Pictured (L to R): Poster Boy Director Stafford Arima and Katie Lee Hill.
PART III: Jane Clementi, Tyler Clementi’s mother, was kind enough to offer the following thoughts for us to consider. We are all grateful to Jane and the entire Clementi Family for encouraging our development and world premiere production of Poster Boy.
Following Tyler’s death in 2010, The Tyler Clementi Foundation was formed. Can you tell us about the Foundation’s missions and goals?
[Jane Clementi]: Our mission is to end online and offline bullying in schools, workplaces and faith communities. Our goals include bringing an end to online harassment through legal support, research and advocacy, and by providing anti-bullying research, information and tools to parents and youth serving professionals
What can individuals do to help the Foundation and to prevent bullying in their own communities?

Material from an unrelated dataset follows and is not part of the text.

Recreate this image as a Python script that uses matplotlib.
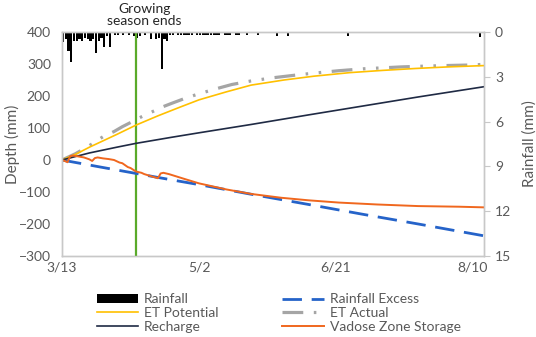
import matplotlib
matplotlib.use("Agg")
import matplotlib.pyplot as plt
from matplotlib.patches import Patch
from matplotlib.lines import Line2D
from matplotlib.transforms import blended_transform_factory

plt.rcParams["font.family"] = ["Lato", "DejaVu Sans"]

# days counted from 3/13
x_ticks = [0, 50, 100, 150]
x_labels = ["3/13", "5/2", "6/21", "8/10"]
x_max = 154
growing_end = 27

# daily rainfall (mm), right axis (inverted)
rain_days = [0, 1, 2, 3, 4, 5, 6, 7, 8, 9, 10, 11, 12, 13, 14, 15, 16, 17,
             19, 20, 22, 24, 26, 27, 28, 30, 32, 34, 35, 36, 37, 38,
             39, 40, 42, 43, 44, 45, 46, 47, 49, 50, 51, 52, 53, 54,
             55, 56, 57, 59, 60, 61, 63, 64, 67, 71, 78, 82, 104, 152]
rain_mm = [0.7, 0.5, 1.3, 2.0, 0.6, 0.6, 0.5, 0.6, 0.4, 0.5, 0.6, 0.5, 1.4, 0.6, 0.4, 1.0, 0.3, 1.0,
           0.2, 0.2, 0.2, 0.2, 0.3, 0.4, 0.3, 0.2, 0.5, 0.5, 0.4, 2.5, 0.5, 0.6,
           0.2, 0.2, 0.2, 0.2, 0.2, 0.2, 0.2, 0.2, 0.2, 0.2, 0.2, 0.2, 0.2, 0.2,
           0.2, 0.2, 0.2, 0.2, 0.2, 0.2, 0.2, 0.2, 0.2, 0.2, 0.3, 0.3, 0.3, 0.35]

# rainfall excess (mm)
excess_days = [0, 14, 27, 36, 50, 69, 90, 110, 130, 154]
excess_mm = [0, -22, -42, -56, -77, -107, -139, -170, -200, -237]

# ET potential (mm)
etp_days = [0, 5, 10, 15, 20, 27, 35, 43, 50, 60, 69, 81, 92, 105, 117, 129, 141, 154]
etp_mm = [0, 18, 40, 60, 80, 109, 138, 165, 188, 213, 234, 250, 262, 273, 280, 286, 291, 295]

# ET actual (mm)
eta_days = [0, 5, 10, 15, 19, 22, 25, 29, 33, 37, 40, 45, 50, 56, 62, 69, 77, 87,
            95, 101, 110, 117, 124, 131, 139, 150, 154]
eta_mm = [0, 20, 45, 73, 89, 104, 117, 135, 151, 167, 177, 193, 207, 222, 236, 247, 257, 267,
          274, 279, 285, 288, 291, 293, 295, 297, 299]

# recharge (mm)
rech_days = [0, 10, 20, 27, 40, 50, 69, 90, 110, 130, 154]
rech_mm = [0, 22, 40, 52, 71, 85, 111, 141, 169, 197, 229]

# vadose zone storage (mm)
vad_days = [0, 1, 2, 3, 4, 6, 8, 10, 11, 12, 13, 15, 17, 19, 21, 22, 24, 25, 27, 29, 30,
            33, 35, 36, 37, 39, 45, 50, 60, 69, 80, 90, 101, 115, 130, 145, 154]
vad_mm = [0, -3, -7, 12, 14, 11, 8, 2, -3, 6, 8, 5, 3, 0, -8, -10, -22, -25, -36, -40, -44,
          -52, -57, -42, -40, -44, -60, -73, -92, -106, -118, -126, -133, -139, -144, -146, -148]

spine_c = "#C8C8C8"
text_c = "#595959"

fig = plt.figure(figsize=(5.36, 3.37), dpi=100)
ax = fig.add_axes([62 / 536, 1 - 256 / 337, 422 / 536, 224 / 337])
ax2 = ax.twinx()

# rainfall bars on the secondary axis, lines drawn above them
ax2.bar(rain_days, rain_mm, width=0.8, align="edge", color="black")
ax2.set_ylim(15, 0)
ax2.set_yticks([0, 3, 6, 9, 12, 15])
ax.set_zorder(ax2.get_zorder() + 1)
ax.patch.set_visible(False)

ax.axvline(growing_end, color="#5AAA2A", lw=1.6)
ax.plot(excess_days, excess_mm, color="#2563C9", lw=2.0, ls=(0, (7, 3.5)))
ax.plot(eta_days, eta_mm, color="#A5A5A5", lw=2.3, ls=(0, (6.5, 3.3, 0.8, 3.3, 0.8, 3.3)))
ax.plot(etp_days, etp_mm, color="#FFC000", lw=1.2)
ax.plot(rech_days, rech_mm, color="#1F2A44", lw=1.2)
ax.plot(vad_days, vad_mm, color="#F0671E", lw=1.4)

ax.set_xlim(0, x_max)
ax.set_ylim(-300, 400)
ax.set_yticks(range(-300, 401, 100))
ax.set_xticks(x_ticks)
ax.set_xticklabels(x_labels)

for a in (ax, ax2):
    for s in a.spines.values():
        s.set_color(spine_c)
        s.set_linewidth(1.0)
ax.tick_params(axis="y", length=0, pad=8, labelsize=10, labelcolor=text_c)
ax.tick_params(axis="x", length=0, pad=4, labelsize=10, labelcolor=text_c)
ax2.tick_params(axis="y", length=4, color=spine_c, pad=4, labelsize=10, labelcolor=text_c)

ax.set_ylabel("Depth (mm)", fontsize=11, color=text_c)
ax.yaxis.set_label_coords(-0.1, 0.5)
ax2.set_ylabel("Rainfall (mm)", fontsize=11, color=text_c)
ax2.yaxis.set_label_coords(1.09, 0.5)

trans = blended_transform_factory(ax.transData, fig.transFigure)
ax.text(growing_end + 3, 1 - 15 / 337, "Growing\nseason ends", transform=trans,
        ha="center", va="center", fontsize=10, color="#262626", linespacing=1.05)

handles = [
    Patch(facecolor="black", label="Rainfall"),
    Line2D([], [], color="#FFC000", lw=1.2, label="ET Potential"),
    Line2D([], [], color="#1F2A44", lw=1.2, label="Recharge"),
    Line2D([], [], color="#2563C9", lw=2.0, ls=(0, (7, 3.5)), label="Rainfall Excess"),
    Line2D([], [], color="#A5A5A5", lw=2.3, ls=(0, (6.5, 3.3, 0.8, 3.3, 0.8, 3.3)), label="ET Actual"),
    Line2D([], [], color="#F0671E", lw=1.4, label="Vadose Zone Storage"),
]
leg = fig.legend(handles=handles, loc="center", bbox_to_anchor=(0.52, 0.071), ncol=2,
                 frameon=False, fontsize=10, handlelength=3.0, handleheight=0.6,
                 labelspacing=0.12, columnspacing=4.6, handletextpad=0.4)
for t in leg.get_texts():
    t.set_color(text_c)

fig.savefig("out.png", dpi=100)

[JC]: To begin with, we encourage everyone to take the Upstander Pledge against bullying, and to share it with the children in their lives. We also urge all teachers, managers, and coaches to participate in the Day1 campaign. Students can “adopt” their school and ask their teachers and coaches to participate in it, as well. Finally, we always need volunteers, donors and people to share their stories at our website, TylerClementi.org.
Is there anything else you would like to share with our audiences about Tyler, the work of the Foundation or about Poster Boy?
[JC]: Bullying is a public health threat, not a rite of passage. We are leaving scars on young people, sometimes for life, by chalking this up to kids being kids.